Ces don­nées sont natio­nales et loca­li­sables et un cri­tère de pon­dé­ra­tion peut leur être affec­té (la répar­ti­tion de l’I.S sur les béné­fices entre Etats  membres serait affec­tée de ce même cri­tère de pon­dé­ra­tion par Etat).

L’optimisation dans les « petits para­dis fis­caux », ver­sion Luxem­bourg ou Irlande, comme pour l’ensemble des béné­fices conti­nen­taux des grandes entre­prises – numé­riques ou non –  ne serait plus possible.

En conclu­sion, les pays vrai­ment amou­reux du secret ban­caire abso­lu, dits « non coopé­ra­tifs », tendent à dis­pa­raître sous la pres­sion inter­na­tio­nale (Europe, OCDE, G20, ONG comme Oxfam, opi­nions publiques en géné­ral…) et  les enjeux se pré­cisent: sou­ve­rai­ne­tés natio­nales sur les taux d’im­po­si­tion mais sur une base fis­cale euro­péenne plus intégrée?

Ver­sion Accis pour  une orien­ta­tion euro­péenne plus mar­quée par une har­mo­ni­sa­tion de règles du jeu et l’as­su­jet­tis­se­ment des GAFA à un droit com­mun de la fis­ca­li­té européenne?

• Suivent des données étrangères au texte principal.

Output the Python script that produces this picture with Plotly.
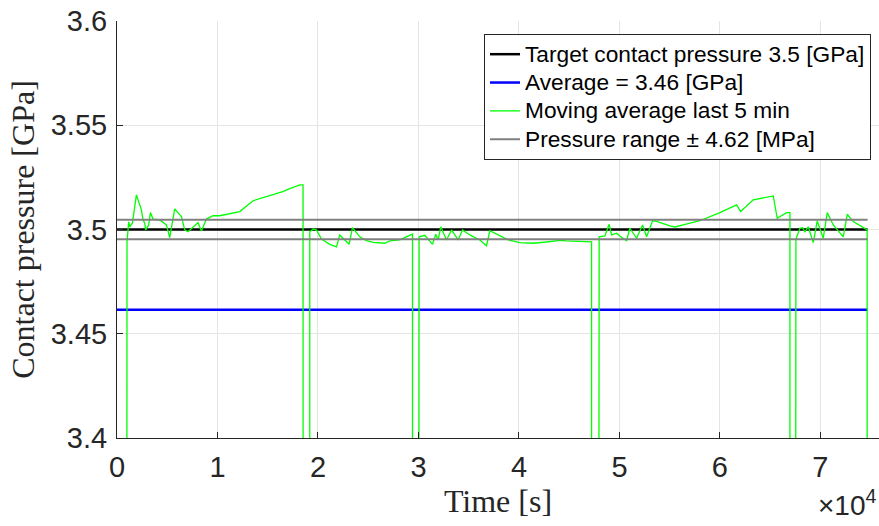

Ou ajout au mec­ca­no euro­péen d’une impo­si­tion spé­ci­fique GAFA et petits cal­culs entre amis pour négo­cier cha­cun pour soi avec eux?

Ou  pour­suite du petit jeu des listes de mou­tons gris ou noirs pour faire patien­ter le bon peuple?

Et que devient dans tout ça la prise en compte de la néces­saire har­mo­ni­sa­tion sociale (par le haut de pré­fé­rence)  puisque les res­sources natio­nales affec­tées au filet de sécu­ri­té sociale dépendent de l’impôt et des coti­sa­tions sociales?

Et quelles orien­ta­tions pour les acti­vi­tés non loca­li­sées en Europe et les fis­ca­li­tés induites?

Très vastes chan­tiers qui méritent d’autres débats qu’une com­mu­ni­ca­tion opaque…

NB: Quant à moi je signe natu­rel­le­ment la péti­tion d’Ox­fam; elle a au moins le mérite de contri­buer à main­te­nir une pres­sion citoyenne…en atten­dant  de vrais débats sur les vrais enjeux!